New nonprofit champions women’s rights around the world

Cheryl Thomas (left) with two advocates from Georgia helping a group in Armenia build a campaign pushing for domestic violence legislation. Credit:

Inspired: Profiles and conversations featuring notable Minneapolitans.

More than 600 million women live in countries without laws against domestic violence.

A new downtown Minneapolis-based nonprofit, Global Rights for Women, is out to change that.

Cheryl Thomas, the nonprofit’s founding executive director and Kenwood resident, speaks with optimism about the pace of change around the world. She has been involved in fighting for the rights of women and girls for 20 years. Newsweek magazine named her one of the 150 “Women Who Shake the World” in March 2011.

“I see so much more awareness about the obstacles women and girls are facing — the violence that they are facing and the understanding that their lives and what is happening to them is so connected with the health of smaller and global communities,” she said. “Women around the world are understanding that exposure of something like a girl getting shot in Pakistan or a rape in India — exposure of that gets a response. Where they might have felt hopeless before they now see that people care and they will expose it.”

Thomas and the nonprofit’s program director Helen Rubenstein travel around the world to help women launch successful movements to pass legislation protecting women and girls from violence.

“We want to change how the world responds to violations of women’s human rights — in particular violence against women through really deep social infrastructural changes,” Thomas said. “We prioritize laws. We think that’s the bedrock for change.”

Minnesota has a legacy of being at the forefront of efforts to protect people from domestic abuse.

“As a leader in women’s rights, Minnesota is often the first place international advocates turn to for this expertise,” Rubenstein said. “We are also experiencing a unique moment in international women’s rights where mainstream awareness of the issues is growing, and we formed Global Rights for Women to maximize the impact we can make now and for years to come.”

Since it launched in the fall, the nonprofit has worked with advocates in Armenia, Morocco, Russia, Lithuania, Serbia, Turkey, Tonga and Romania. The nonprofit has an office in the IDS Center — space donated by the law firm Lindquist & Vennum.
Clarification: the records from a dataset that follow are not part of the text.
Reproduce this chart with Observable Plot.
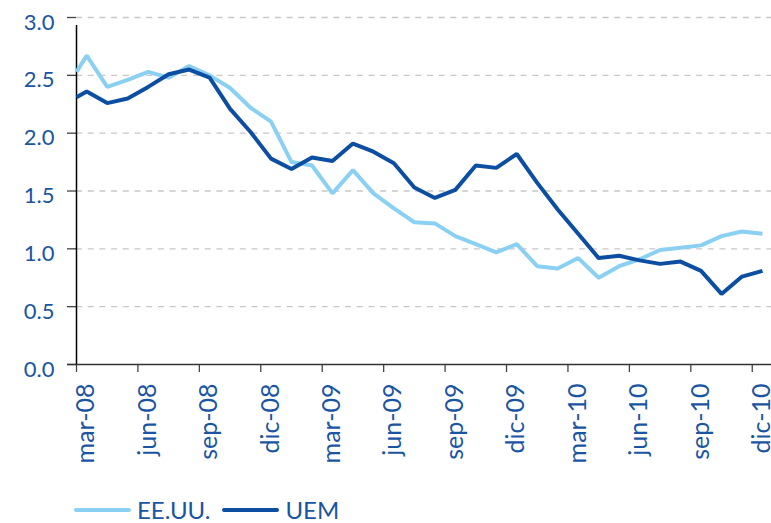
<!DOCTYPE html>
<html>
<head>
<meta charset="utf-8">
<script src="https://cdn.jsdelivr.net/npm/d3@7"></script>
<script src="https://cdn.jsdelivr.net/npm/@observablehq/plot@0.6"></script>
<style>
  html, body { margin: 0; padding: 0; background: #fff; }
  body { position: relative; width: 771px; height: 523px; overflow: hidden; font-family: Lato, "Open Sans", sans-serif; }
  #chart { position: absolute; left: 0; top: 0; }
  #legend { position: absolute; left: 74px; top: 498px; display: flex; align-items: center; font-size: 24px; line-height: 24px; color: #1a55a3; white-space: nowrap; }
  #legend .sw { display: inline-block; width: 57px; height: 4px; border-radius: 2px; margin-right: 6px; }
  #legend .item { display: flex; align-items: center; margin-right: 12px; }
  g[aria-label="etiquetas-y"] text { letter-spacing: 1.2px; }
</style>
</head>
<body>
<div id="chart"></div>
<div id="legend"></div>
<script>
// Fechas de las observaciones (la primera en el eje, luego mitad de cada mes)
const fechas = [
  "2008-03-01","2008-03-16","2008-04-16","2008-05-16","2008-06-16","2008-07-16","2008-08-16","2008-09-16",
  "2008-10-16","2008-11-16","2008-12-16","2009-01-16","2009-02-16","2009-03-16","2009-04-16","2009-05-16",
  "2009-06-16","2009-07-16","2009-08-16","2009-09-16","2009-10-16","2009-11-16","2009-12-16","2010-01-16",
  "2010-02-16","2010-03-16","2010-04-16","2010-05-16","2010-06-16","2010-07-16","2010-08-16","2010-09-16",
  "2010-10-16","2010-11-16","2010-12-16"
];
const series = ["EE.UU.", "UEM"];
const colores = ["#8ad0f2", "#0c4ea2"];
const eeuu = [2.53, 2.67, 2.40, 2.46, 2.53, 2.48, 2.58, 2.50, 2.39, 2.22, 2.10, 1.75, 1.72, 1.48, 1.68, 1.48,
              1.35, 1.23, 1.22, 1.11, 1.04, 0.97, 1.04, 0.85, 0.83, 0.92, 0.75, 0.85, 0.91, 0.99, 1.01, 1.03,
              1.11, 1.15, 1.13];
const uem  = [2.31, 2.36, 2.26, 2.30, 2.40, 2.51, 2.55, 2.48, 2.21, 2.01, 1.78, 1.69, 1.79, 1.76, 1.91, 1.84,
              1.74, 1.53, 1.44, 1.51, 1.72, 1.70, 1.82, 1.57, 1.34, 1.13, 0.92, 0.94, 0.90, 0.87, 0.89, 0.81,
              0.61, 0.76, 0.81];
const xTickLabels = ["mar-08","jun-08","sep-08","dic-08","mar-09","jun-09","sep-09","dic-09","mar-10","jun-10","sep-10","dic-10"];
const yTicks = [0, 0.5, 1, 1.5, 2, 2.5, 3];

const mesesES = {ene:1,feb:2,mar:3,abr:4,may:5,jun:6,jul:7,ago:8,sep:9,oct:10,nov:11,dic:12};
// índice en meses desde marzo 2008
function mesIdx(s) {
  const [y, m, d] = s.split("-").map(Number);
  return (y - 2008) * 12 + (m - 3) + (d - 1) / 30;
}
function etiquetaIdx(lbl) {
  const [m, yy] = lbl.split("-");
  return (2000 + Number(yy) - 2008) * 12 + (mesesES[m] - 3);
}
const xTicks = xTickLabels.map(etiquetaIdx);

const valores = [eeuu, uem];
const data = [];
series.forEach((s, si) => {
  fechas.forEach((f, i) => data.push({x: mesIdx(f), y: valores[si][i], serie: s}));
});

const textColor = "#1a55a3";
const font = "Lato, 'Open Sans', sans-serif";

const chart = Plot.plot({
  width: 771,
  height: 490,
  marginLeft: 76,
  marginRight: 0,
  marginTop: 17,
  marginBottom: 126,
  style: {fontFamily: font, background: "#fff", overflow: "visible"},
  x: {domain: [0, 33.94], label: null, axis: null},
  y: {domain: [0, 3], label: null, axis: null},
  color: {domain: series, range: colores},
  marks: [
    // rejilla discontinua
    Plot.ruleY(yTicks.filter(d => d > 0), {stroke: "#c8c8c8", strokeWidth: 1.3, strokeDasharray: "6,5.7"}),
    // marcas de los ejes
    Plot.axisY({ticks: yTicks, tickSize: 9, fill: "none", stroke: "#444", strokeWidth: 1.3, label: null}),
    Plot.axisX({ticks: xTicks, tickSize: 8, fill: "none", stroke: "#444", strokeWidth: 1.3, label: null}),
    // etiquetas del eje Y
    Plot.text(yTicks, {y: d => d, text: d => d.toFixed(1), frameAnchor: "left", textAnchor: "end",
                       dx: -22, dy: 5, fontSize: 22, fill: textColor, ariaLabel: "etiquetas-y"}),
    // etiquetas del eje X (verticales)
    Plot.text(xTickLabels, {x: d => etiquetaIdx(d), text: d => d, frameAnchor: "bottom", rotate: -90,
                            textAnchor: "end", lineAnchor: "top", dy: 19, dx: 0, fontSize: 25, fill: textColor}),
    // líneas de los ejes
    Plot.ruleY([0], {stroke: "#333", strokeWidth: 1.5, insetLeft: -9}),
    Plot.ruleX([0], {y1: 0, y2: 3, stroke: "#000", strokeWidth: 1.5, insetBottom: -8}),
    // series
    Plot.line(data, {x: "x", y: "y", z: "serie", stroke: "serie", strokeWidth: 4, strokeLinejoin: "miter", strokeLinecap: "butt"})
  ]
});
document.getElementById("chart").appendChild(chart);

const legend = document.getElementById("legend");
series.forEach((s, i) => {
  const item = document.createElement("span");
  item.className = "item";
  const sw = document.createElement("span");
  sw.className = "sw";
  sw.style.background = colores[i];
  const t = document.createElement("span");
  t.textContent = s;
  item.appendChild(sw);
  item.appendChild(t);
  legend.appendChild(item);
});
</script>
</body>
</html>
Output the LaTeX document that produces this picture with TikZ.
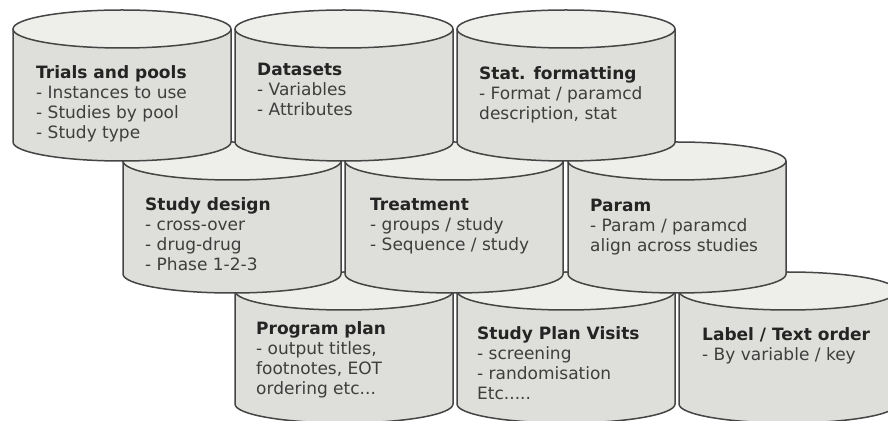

Global Rights for Women also hosted two presentations at the recent United Nation’s Commission on the Status of Women in New York City focused on strengthening international legal standards on violence against women and cyber violence.

Thomas traveled to Armenia on March 24 with Julie Tilley, managing director of Praxis International, a St. Paul-based nonprofit focused on ending violence toward women and children, to offer tips to a local group organizing a campaign to pass a domestic violence law in the country.

A group from the Republic of Georgia was also be on hand to talk about their successful campaign to pass domestic violence legislation.

Armenia is one of the few countries formerly part of the Soviet Union that hasn’t passed a law against domestic violence, Thomas said.

They planned to discuss creating a Femicide report similar to the one pioneered by Tilley in Minnesota as a way to raise awareness about the violence faced by people killed as a result of domestic violence.

Tilley is one of Global Rights for Women’s expert trainers who offer their assistance to people in other countries advocating for change.

Hennepin County Judge Kathryn Quaintance is another expert trainer. She has traveled to Bulgaria, the Republic of Georgia, Latvia, Lithuania, Turkey, Moldova and most recently Serbia to help train judges, police, prosecutors and advocates on the Coordinated Community Response strategy for addressing domestic violence — an approach developed in Duluth during the early 1980s that takes the blame off victims and emphasizes the voices and experiences of victims in creating policies to protect people from violence.

“It’s incredibly invigorating to be in these very dynamic situations where you see change happen right in front of you over a period of a day or two,” she said. “It’s very gratifying.”

Thomas is the former director of the Women’s Rights Program at The Advocates for Human Rights in Minnesota and executive director of WATCH, a court monitoring organization focused on cases of violence against women and children. She has also served on a United Nations Expert Groups to report on both good and harmful polices and practices dealing with violence against women around the world.

After graduating from the University of Minnesota Law School, she worked in the state Attorney General’s office and then later for Briggs & Morgan where she was a partner. She also served as an adjunct professor at the University of Minnesota Law School where she taught a women’s international human rights course from 1996 to 2002.

“I never dreamed when I started this work 20 years ago that we would see laws that prohibit violence and provide protections to women pass at the rate that they did,” she said. “It’s just so inspiring and heartening to see women continue to work on these issues despite the obstacles they face in really under-resourced places with people who really don’t believe in a woman’s right to be free from violence. And they are in positions of great power and the women keep moving forward — chipping away every chance they get.”